The first passive solar lesson learned was failing to account for 12-inch-thick walls limiting the effective aperture of the south-facing, solar-collecting windows. The thick window wells narrow our solar exposure, reducing the amount of sunlight reaching our concrete slab floor and 1 1/4-inch-thick gypsum wall thermal mass. This is especially a factor with low sun angles early in the morning and late in the afternoon. This solar energy is not lost but it strikes the window well material, not the high thermal mass areas. Building today, I would replace the oak window trim with drywall. Although oak has an 85% greater specific heat value than gypsum drywall, the gypsum is 116% more dense, giving it greater thermal mass value.

Another advantage to removing the wood window trim relates to our choice to use low-iron glazing in the south-facing windows. Although this glazing results in a higher solar heat gain coefficient (SHGC), which is fantastic for improved solar gain, it also increases ultraviolet (UV) transmission by approximately 25%. This UV transmittance created significant fading on the wood trim, cabinets, and second-floor’s cork flooring. The fading was so significant on the window trim after just one year that I had to sand and refinish the trim using a UV-protecting exterior polyurethane.

Water Heating Solutions

Our nonpressurized, drainback SWH system has worked well in spite of reluctance and warnings from the local installers we spoke to during our design phase. When properly installed, nonglycol-based drainback systems do indeed have a very low risk of freezing in cold climates. We like the simplicity and lower maintenance of the simple drainback system, and avoiding the need to build a dump circuit to extract excess summer transfer-fluid heat.

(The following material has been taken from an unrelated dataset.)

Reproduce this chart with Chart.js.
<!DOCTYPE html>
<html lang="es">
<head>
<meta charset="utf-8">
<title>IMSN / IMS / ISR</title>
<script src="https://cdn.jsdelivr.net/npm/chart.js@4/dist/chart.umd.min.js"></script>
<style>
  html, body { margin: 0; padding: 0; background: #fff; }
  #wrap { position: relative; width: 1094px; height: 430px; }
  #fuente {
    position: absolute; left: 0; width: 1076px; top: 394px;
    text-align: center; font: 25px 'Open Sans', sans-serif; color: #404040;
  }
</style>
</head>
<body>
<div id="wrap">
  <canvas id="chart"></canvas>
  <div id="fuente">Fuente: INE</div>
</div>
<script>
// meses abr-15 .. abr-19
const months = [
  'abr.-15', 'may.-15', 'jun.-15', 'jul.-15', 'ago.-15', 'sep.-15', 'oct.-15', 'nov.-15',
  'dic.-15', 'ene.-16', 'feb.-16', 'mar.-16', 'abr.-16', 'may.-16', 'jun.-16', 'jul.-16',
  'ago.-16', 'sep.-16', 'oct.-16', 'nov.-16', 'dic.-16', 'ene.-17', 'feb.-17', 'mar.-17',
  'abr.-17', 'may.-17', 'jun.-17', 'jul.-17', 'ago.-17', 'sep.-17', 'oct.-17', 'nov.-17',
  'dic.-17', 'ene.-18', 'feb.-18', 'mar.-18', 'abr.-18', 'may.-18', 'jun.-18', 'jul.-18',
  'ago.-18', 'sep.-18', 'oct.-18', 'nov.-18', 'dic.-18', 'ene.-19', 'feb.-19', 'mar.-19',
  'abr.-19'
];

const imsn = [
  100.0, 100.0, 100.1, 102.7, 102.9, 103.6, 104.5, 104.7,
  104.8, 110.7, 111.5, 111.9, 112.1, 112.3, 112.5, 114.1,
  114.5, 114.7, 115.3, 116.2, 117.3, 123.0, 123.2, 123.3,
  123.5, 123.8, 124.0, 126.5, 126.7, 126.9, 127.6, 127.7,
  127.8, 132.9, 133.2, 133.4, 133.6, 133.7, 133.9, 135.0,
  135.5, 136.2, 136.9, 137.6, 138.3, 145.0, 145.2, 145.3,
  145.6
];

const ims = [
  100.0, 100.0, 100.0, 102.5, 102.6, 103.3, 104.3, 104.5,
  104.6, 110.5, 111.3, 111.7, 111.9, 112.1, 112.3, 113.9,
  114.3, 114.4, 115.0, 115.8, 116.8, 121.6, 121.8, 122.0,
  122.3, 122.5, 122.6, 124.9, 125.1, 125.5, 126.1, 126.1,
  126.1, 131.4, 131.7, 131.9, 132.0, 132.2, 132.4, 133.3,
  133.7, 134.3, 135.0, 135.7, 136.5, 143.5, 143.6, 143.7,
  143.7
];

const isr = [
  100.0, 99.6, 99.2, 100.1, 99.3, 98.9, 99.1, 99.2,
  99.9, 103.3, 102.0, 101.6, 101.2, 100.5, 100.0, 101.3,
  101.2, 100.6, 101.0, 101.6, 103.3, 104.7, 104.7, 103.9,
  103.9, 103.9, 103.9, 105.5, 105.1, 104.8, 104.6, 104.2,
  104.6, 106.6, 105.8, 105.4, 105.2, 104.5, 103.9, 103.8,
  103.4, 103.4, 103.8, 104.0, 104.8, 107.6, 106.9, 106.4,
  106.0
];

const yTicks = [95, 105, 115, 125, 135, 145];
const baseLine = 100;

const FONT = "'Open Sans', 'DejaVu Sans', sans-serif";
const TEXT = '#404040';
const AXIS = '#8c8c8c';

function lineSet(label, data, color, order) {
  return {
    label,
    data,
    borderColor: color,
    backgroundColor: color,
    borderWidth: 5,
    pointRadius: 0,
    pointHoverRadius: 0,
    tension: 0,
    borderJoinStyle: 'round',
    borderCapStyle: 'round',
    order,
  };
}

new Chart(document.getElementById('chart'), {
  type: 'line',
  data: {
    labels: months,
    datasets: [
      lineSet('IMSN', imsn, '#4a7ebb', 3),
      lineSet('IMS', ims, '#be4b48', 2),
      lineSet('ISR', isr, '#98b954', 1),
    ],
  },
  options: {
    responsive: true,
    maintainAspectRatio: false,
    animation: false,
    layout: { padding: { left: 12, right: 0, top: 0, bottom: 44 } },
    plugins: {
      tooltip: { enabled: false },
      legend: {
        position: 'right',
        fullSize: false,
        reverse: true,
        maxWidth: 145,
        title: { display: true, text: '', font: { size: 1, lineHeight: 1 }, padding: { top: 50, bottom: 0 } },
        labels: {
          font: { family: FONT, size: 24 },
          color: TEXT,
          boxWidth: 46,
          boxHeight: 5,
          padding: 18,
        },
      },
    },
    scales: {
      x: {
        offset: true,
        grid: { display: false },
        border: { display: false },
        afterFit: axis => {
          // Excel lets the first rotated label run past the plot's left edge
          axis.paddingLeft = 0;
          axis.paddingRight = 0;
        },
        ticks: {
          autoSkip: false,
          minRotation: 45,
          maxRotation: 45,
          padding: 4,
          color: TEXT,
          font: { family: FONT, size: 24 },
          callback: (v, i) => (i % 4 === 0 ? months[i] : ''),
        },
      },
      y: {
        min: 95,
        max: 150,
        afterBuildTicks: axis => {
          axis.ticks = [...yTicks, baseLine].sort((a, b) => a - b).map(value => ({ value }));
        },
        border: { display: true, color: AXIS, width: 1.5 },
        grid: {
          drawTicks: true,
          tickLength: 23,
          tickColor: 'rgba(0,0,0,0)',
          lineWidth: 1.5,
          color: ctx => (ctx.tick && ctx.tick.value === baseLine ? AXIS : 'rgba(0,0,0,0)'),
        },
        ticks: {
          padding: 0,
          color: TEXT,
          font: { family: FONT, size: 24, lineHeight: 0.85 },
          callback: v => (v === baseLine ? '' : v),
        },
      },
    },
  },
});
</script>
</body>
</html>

Our key problem with the SWH system, which was easily remedied, stemmed from my lapse in basic high-school-level science: At 7,000 feet elevation, unpressurized water does not boil at 212°F—it boils at 198°F. We initially programmed our Caleffi iSolar Plus controller to shut down the circulation pump when the collector temperature reached 205°F. But this allowed the heat-transfer fluid—distilled water—to flash boil, creating violent vibration in the copper pipes. It sounded as if the system was ripping itself apart in our attic. Air was getting trapped near the circulation pump and bubbles were moving up to the roof. As the transfer fluid heated and expanded, it compressed the air pockets so that when they shot into the drainback tank, it was at high pressure and vibrated the pipes. The key was to bleed the system both high (at the drainback tank in attic) and low (inlet to circulation pump) after the distilled water was partially heated from the sun. Bleeding air from the system and setting the upper shutoff temperature to 190°F solved this problem. The lower shutoff temperature reduced the efficiency of our SWH system by sometimes shutting down on clear days before the storage-tank water reached its maximum temperature. However, it was still an acceptable trade-off for us to have the benefits of a simple drainback system.